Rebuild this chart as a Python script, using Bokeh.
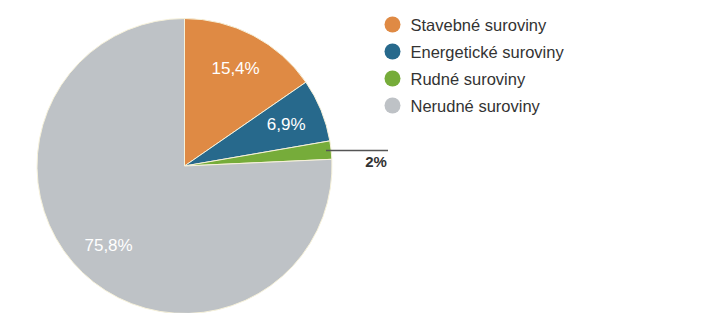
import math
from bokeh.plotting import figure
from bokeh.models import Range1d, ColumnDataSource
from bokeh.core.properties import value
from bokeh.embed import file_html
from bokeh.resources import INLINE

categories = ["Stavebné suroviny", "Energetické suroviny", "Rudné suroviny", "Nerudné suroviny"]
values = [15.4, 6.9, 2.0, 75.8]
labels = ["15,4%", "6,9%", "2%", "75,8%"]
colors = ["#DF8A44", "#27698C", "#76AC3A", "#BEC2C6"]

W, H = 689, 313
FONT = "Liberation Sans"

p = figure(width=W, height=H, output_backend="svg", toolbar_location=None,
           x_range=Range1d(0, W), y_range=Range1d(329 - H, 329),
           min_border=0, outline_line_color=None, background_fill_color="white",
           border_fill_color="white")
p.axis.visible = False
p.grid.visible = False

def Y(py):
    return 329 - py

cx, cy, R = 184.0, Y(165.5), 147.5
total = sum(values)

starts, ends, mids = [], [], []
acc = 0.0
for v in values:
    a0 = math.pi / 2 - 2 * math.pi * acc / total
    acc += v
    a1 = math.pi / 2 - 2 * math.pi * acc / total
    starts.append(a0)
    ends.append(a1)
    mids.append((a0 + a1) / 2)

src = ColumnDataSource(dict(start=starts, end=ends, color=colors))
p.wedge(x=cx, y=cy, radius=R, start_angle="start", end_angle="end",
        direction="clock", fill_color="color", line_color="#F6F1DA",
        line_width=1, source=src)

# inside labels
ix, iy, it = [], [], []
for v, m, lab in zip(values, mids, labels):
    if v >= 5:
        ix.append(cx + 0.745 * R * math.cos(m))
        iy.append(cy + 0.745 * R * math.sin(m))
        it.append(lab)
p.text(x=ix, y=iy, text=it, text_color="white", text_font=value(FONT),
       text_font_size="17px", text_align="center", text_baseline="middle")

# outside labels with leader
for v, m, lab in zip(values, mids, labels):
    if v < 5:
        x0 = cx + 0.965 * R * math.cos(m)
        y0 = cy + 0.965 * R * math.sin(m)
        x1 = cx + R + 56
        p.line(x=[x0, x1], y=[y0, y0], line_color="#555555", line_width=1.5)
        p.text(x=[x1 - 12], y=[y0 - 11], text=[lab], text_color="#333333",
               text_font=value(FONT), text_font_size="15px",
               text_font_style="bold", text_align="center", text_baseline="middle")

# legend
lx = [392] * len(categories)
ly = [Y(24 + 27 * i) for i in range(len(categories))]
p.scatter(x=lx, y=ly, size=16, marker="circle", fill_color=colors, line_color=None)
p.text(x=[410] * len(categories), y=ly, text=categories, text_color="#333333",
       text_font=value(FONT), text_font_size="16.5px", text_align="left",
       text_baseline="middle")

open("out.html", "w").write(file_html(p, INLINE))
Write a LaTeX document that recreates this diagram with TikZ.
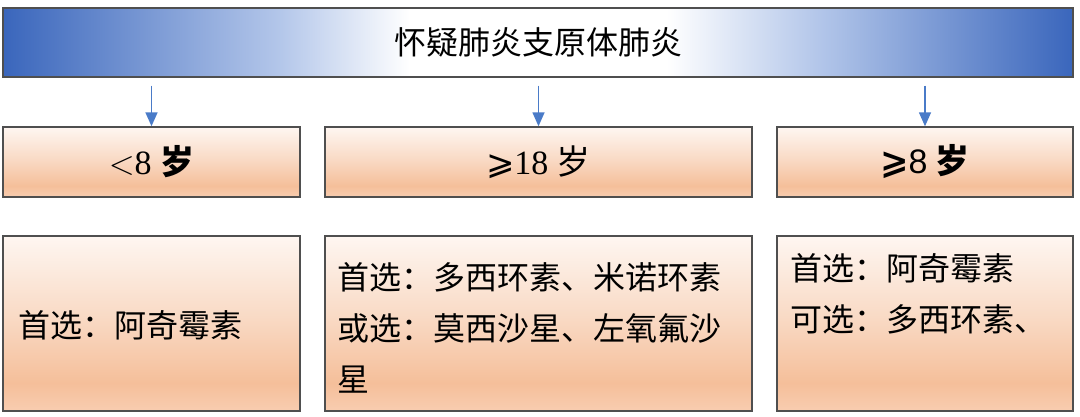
::::::
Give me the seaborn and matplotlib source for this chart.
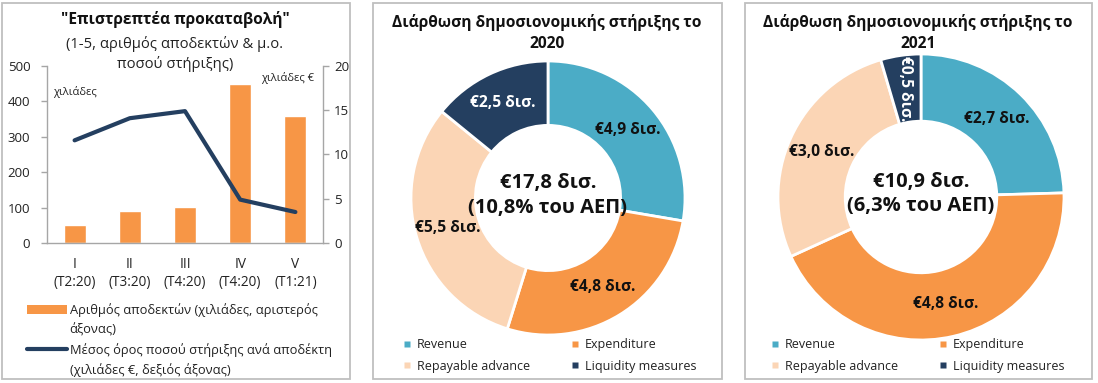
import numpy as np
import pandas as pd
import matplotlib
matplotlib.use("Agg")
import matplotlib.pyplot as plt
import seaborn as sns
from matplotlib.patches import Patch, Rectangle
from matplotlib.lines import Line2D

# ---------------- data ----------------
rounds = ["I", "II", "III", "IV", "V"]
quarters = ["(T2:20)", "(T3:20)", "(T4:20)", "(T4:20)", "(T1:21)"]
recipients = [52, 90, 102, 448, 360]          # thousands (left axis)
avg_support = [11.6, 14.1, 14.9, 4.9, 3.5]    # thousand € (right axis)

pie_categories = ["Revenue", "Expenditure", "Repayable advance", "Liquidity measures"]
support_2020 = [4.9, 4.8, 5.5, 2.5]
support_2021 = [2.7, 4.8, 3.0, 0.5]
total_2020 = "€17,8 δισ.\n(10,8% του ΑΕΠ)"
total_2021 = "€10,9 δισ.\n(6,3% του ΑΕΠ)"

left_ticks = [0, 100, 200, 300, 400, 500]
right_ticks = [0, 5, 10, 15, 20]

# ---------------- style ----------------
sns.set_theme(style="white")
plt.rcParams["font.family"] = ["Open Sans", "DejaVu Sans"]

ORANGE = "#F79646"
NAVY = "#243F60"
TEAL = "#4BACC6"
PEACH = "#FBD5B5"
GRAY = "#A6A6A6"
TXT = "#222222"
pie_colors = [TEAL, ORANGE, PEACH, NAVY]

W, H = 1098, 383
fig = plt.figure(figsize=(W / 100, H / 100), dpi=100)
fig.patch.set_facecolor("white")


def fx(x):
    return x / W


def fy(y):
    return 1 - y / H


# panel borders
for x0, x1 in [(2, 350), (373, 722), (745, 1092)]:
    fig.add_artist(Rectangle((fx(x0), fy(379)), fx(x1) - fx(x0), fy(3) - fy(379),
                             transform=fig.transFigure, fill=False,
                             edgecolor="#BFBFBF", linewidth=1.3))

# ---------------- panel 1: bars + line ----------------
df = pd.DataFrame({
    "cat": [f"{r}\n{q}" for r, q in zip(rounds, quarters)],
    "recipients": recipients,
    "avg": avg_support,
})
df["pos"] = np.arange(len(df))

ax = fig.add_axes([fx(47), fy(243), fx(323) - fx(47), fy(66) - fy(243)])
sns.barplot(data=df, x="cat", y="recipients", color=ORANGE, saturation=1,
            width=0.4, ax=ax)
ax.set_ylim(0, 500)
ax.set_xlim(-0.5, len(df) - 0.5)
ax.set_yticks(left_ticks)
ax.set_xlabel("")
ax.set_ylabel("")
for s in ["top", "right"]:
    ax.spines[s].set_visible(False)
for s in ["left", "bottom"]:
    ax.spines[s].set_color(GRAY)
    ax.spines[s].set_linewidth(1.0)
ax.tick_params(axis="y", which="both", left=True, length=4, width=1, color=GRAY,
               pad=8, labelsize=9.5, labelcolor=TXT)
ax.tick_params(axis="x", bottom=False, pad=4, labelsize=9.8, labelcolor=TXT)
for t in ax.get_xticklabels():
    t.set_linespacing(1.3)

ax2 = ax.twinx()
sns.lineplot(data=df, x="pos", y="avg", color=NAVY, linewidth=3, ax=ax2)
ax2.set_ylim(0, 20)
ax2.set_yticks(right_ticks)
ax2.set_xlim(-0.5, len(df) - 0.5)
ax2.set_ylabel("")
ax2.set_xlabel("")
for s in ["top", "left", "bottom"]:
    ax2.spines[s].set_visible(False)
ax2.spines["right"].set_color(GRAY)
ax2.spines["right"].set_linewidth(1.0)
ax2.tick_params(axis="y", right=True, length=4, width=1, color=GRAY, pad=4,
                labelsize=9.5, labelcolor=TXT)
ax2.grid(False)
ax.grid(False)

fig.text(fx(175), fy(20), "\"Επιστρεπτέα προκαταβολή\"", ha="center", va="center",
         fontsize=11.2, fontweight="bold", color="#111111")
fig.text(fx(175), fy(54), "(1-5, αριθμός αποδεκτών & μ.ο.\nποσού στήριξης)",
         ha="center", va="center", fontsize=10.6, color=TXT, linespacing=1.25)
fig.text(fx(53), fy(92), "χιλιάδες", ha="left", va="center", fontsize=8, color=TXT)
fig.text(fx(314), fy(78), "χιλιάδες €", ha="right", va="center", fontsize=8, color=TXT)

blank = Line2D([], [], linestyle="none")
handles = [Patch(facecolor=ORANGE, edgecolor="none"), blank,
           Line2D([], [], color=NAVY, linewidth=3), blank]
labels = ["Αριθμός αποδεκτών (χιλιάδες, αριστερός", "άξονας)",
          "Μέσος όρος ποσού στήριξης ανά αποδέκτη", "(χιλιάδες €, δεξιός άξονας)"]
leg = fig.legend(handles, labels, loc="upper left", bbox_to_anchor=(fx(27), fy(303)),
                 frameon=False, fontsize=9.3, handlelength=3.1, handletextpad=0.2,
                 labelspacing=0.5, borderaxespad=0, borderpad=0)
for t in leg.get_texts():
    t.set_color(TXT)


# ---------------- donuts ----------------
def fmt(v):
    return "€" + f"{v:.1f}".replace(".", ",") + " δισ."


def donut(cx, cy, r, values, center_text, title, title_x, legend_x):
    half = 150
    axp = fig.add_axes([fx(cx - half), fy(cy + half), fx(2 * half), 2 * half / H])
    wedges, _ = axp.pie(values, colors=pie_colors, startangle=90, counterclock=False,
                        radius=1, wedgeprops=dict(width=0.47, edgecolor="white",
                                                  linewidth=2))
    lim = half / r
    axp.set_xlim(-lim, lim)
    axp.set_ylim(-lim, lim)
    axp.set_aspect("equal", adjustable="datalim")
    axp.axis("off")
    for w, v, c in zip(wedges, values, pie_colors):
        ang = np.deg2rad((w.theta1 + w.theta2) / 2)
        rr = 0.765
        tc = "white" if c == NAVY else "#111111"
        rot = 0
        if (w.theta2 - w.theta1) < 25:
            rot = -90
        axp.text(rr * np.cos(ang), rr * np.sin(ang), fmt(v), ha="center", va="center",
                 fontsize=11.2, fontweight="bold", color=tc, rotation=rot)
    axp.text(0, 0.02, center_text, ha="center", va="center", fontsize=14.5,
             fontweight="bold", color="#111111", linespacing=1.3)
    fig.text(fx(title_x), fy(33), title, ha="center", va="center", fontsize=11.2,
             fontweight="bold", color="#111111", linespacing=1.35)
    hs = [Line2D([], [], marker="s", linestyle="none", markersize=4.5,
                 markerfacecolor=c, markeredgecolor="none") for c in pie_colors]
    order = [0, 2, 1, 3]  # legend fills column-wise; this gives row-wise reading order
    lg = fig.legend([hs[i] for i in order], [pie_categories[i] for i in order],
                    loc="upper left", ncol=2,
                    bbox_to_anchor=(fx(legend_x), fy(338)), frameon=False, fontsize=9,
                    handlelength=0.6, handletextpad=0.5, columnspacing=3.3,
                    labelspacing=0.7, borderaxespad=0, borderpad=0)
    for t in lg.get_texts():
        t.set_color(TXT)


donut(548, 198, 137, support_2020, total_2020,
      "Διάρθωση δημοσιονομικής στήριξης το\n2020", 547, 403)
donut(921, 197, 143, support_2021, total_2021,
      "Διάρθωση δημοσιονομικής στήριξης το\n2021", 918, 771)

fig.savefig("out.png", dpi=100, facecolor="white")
::::::
Aim -
Gather each line in the entries above where the string "this" is found.

Solved problem -
Rebuild this chart as a Python script, using Bokeh.
Write a LaTeX document that recreates this diagram with TikZ.
Give me the seaborn and matplotlib source for this chart.
    order = [0, 2, 1, 3]  # legend fills column-wise; this gives row-wise reading order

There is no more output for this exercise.